Learning From Doing
For many, the Christmas season is a paradox. While it is a time filled with excitement, nostalgia, and giddy anticipation, it is also a time of inventories, financial statements, and year-end reviews. At home, it may be a magical season but at work, it’s a time for serious house cleaning. Successful organizations realize that year-end reviews are important endeavors, critical to both the company’s health and future development.
Here are 6 items to consider when looking back at the last year:
- Your Product/Service – To survive in today’s economic climate, a company must adapt. It must have the clarity to analyze the current state of the market, the agility to redirect its focus and offerings, and the courage to blaze an uncharted trail. Do your products and services elicit the same excitement they did last year? Do you coffers accurately reflect your projections? More importantly, how will your product or service fare in the coming year? If the old way isn’t working, cut your losses now and redirect for tomorrow. The only companies that can rest on their laurels are the ones that refuse to.
- Your Customer – Times change, and so does your target market. So much so, that last year’s customers may have little in common with next year’s. Have you noticed a shift in your customer base? Have their buying patterns changed? Remember that you are not in the business of selling your favorite product; you are in the business of giving customers what they need.
- Your Message– How are you reaching your target audience? What are you telling them? If your audience has developed since last year, so should your message. Are you fully utilizing your website, newsletter, and social marketing strategies? You say you don’t have a newsletter or social marketing strategy? Get one. The time to evaluate the benefits of social media has passed. Now you’re just watching the train leave with everybody else on it.
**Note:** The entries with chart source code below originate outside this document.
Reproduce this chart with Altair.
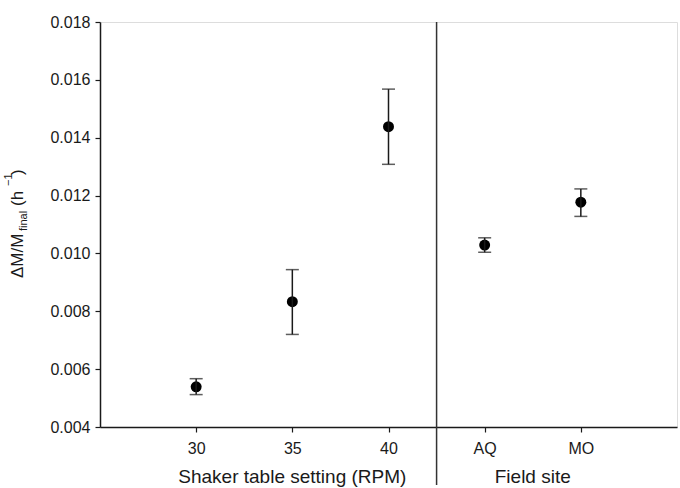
import altair as alt
import pandas as pd

# Data
labels = ["30", "35", "40", "AQ", "MO"]
positions = [0, 1, 2, 3, 4]
means = [0.00539, 0.00833, 0.01438, 0.01029, 0.01177]
upper = [0.00567, 0.00944, 0.01568, 0.01054, 0.01223]
lower = [0.00512, 0.00720, 0.01308, 0.01004, 0.01128]
y_ticks = [0.004, 0.006, 0.008, 0.010, 0.012, 0.014, 0.016, 0.018]
group_titles = ["Shaker table setting (RPM)", "Field site"]
group_centers = [1, 3.5]
divider_pos = [2.5]

df = pd.DataFrame({"pos": positions, "label": labels, "mean": means,
                   "upper": upper, "lower": lower})
W, H = 577, 405
FONT = "Liberation Sans"
INK = "#1a1a1a"

label_expr = "[" + ",".join(f"'{l}'" for l in labels) + "][datum.value]"

xscale = alt.Scale(domain=[-1, 5], nice=False, zero=False)
yscale = alt.Scale(domain=[0.004, 0.018], nice=False, zero=False)

base = alt.Chart(df)

x_enc = alt.X("pos:Q", scale=xscale,
              axis=alt.Axis(values=positions, labelExpr=label_expr, title=None,
                            grid=False, tickSize=5, domainColor=INK, tickColor=INK,
                            labelColor=INK, labelFont=FONT, labelFontSize=16,
                            labelPadding=8, domainWidth=1.5, tickWidth=1.2))
y_enc = alt.Y("mean:Q", scale=yscale,
              axis=alt.Axis(values=y_ticks, format=".3f", title=None, grid=False,
                            tickSize=5, domainColor=INK, tickColor=INK,
                            labelColor=INK, labelFont=FONT, labelFontSize=16,
                            labelPadding=5, domainWidth=1.5, tickWidth=1.2))

bars = base.mark_rule(color=INK, strokeWidth=1.5).encode(
    x=alt.X("pos:Q", scale=xscale), y=alt.Y("lower:Q", scale=yscale), y2="upper:Q")
cap_top = base.mark_tick(color=INK, orient="horizontal", size=13, thickness=1.5).encode(
    x=alt.X("pos:Q", scale=xscale), y=alt.Y("upper:Q", scale=yscale))
cap_bot = base.mark_tick(color=INK, orient="horizontal", size=13, thickness=1.5).encode(
    x=alt.X("pos:Q", scale=xscale), y=alt.Y("lower:Q", scale=yscale))
points = base.mark_point(filled=True, color="black", opacity=1, size=120, shape="circle").encode(
    x=x_enc, y=y_enc)

divider = alt.Chart(pd.DataFrame({"d": divider_pos})).mark_rule(
    color="#333333", strokeWidth=1.5, clip=False).encode(
    x=alt.X("d:Q", scale=xscale), y=alt.value(0), y2=alt.value(463))

gt = alt.Chart(pd.DataFrame({"c": group_centers, "t": group_titles})).mark_text(
    font=FONT, fontSize=19, color=INK, baseline="alphabetic", clip=False).encode(
    x=alt.X("c:Q", scale=xscale), y=alt.value(H + 56), text="t:N")

# rotated y-axis title pieces
ytitle_parts = ["ΔM/M", "final", "(h", "−1", ")"]
def ypiece(text, ypix, xpix, size):
    return alt.Chart(pd.DataFrame({"t": [text]})).mark_text(
        font=FONT, fontSize=size, color=INK, angle=270, align="left",
        baseline="alphabetic", clip=False).encode(
        text="t:N", x=alt.value(xpix), y=alt.value(ypix))

yt = (ypiece(ytitle_parts[0], 278 - 22, 23 - 100, 17)
      + ypiece(ytitle_parts[1], 231 - 22, 27 - 100, 11)
      + ypiece(ytitle_parts[2], 206 - 22, 23 - 100, 17)
      + ypiece(ytitle_parts[3], 186 - 22, 12 - 100, 11)
      + ypiece(ytitle_parts[4], 175 - 22, 23 - 100, 17))

chart = alt.layer(points, bars, cap_top, cap_bot, divider, gt, yt).properties(
    width=W, height=H,
    autosize=alt.AutoSizeParams(type="none"),
    padding={"left": 100, "top": 22, "right": 3, "bottom": 61},
).configure_view(stroke=None).configure_axisX(domainCap="square").configure(background="white")

chart.save("out.html", embed_options={"renderer": "svg", "actions": False})
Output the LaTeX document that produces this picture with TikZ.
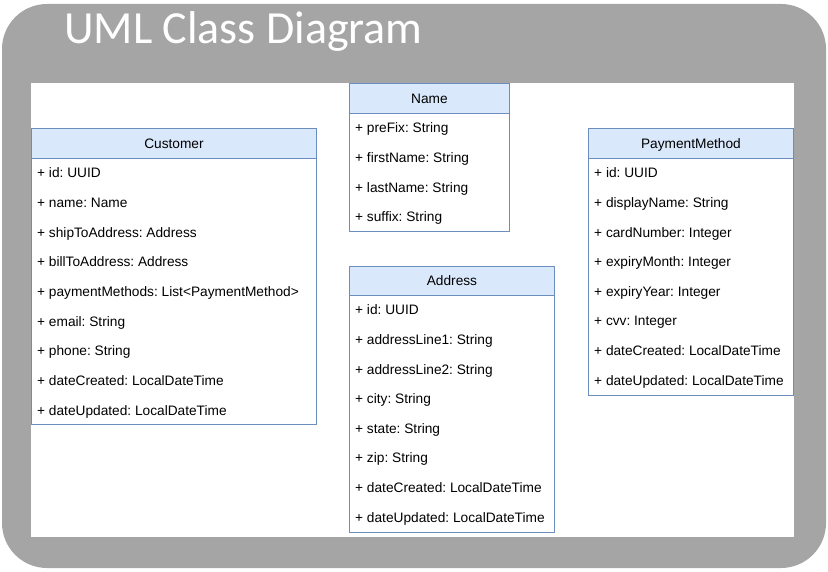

- Your People – Year-end is the perfect time to take a look at your personnel. Do you have the right people in the right positions? Are there places your team members can take on extra tasks and responsibilities, or is it time to look at hiring additional staff? Of the employees you currently have, do they have everything they need to excel? Are there opportunities for additional training or tools? Most importantly, do your team members know what they want for themselves? If not, help them build a career plan.
- Your Money – When most people think of year-end reviews, this is the part they think of: number crunching. This is a time not only to review your revenue for the year, but also your financial allocations. Did your marketing budget achieve the expected results? Where will you direct funds next year; Training, marketing, equipment?
- Your Future – Now that you have your comprehensive review completed, how will you move forward? Start with a general idea, maybe even reconsider your business plan, and then get specific. For every goal you set, attach a strategy, a leader, and success metrics.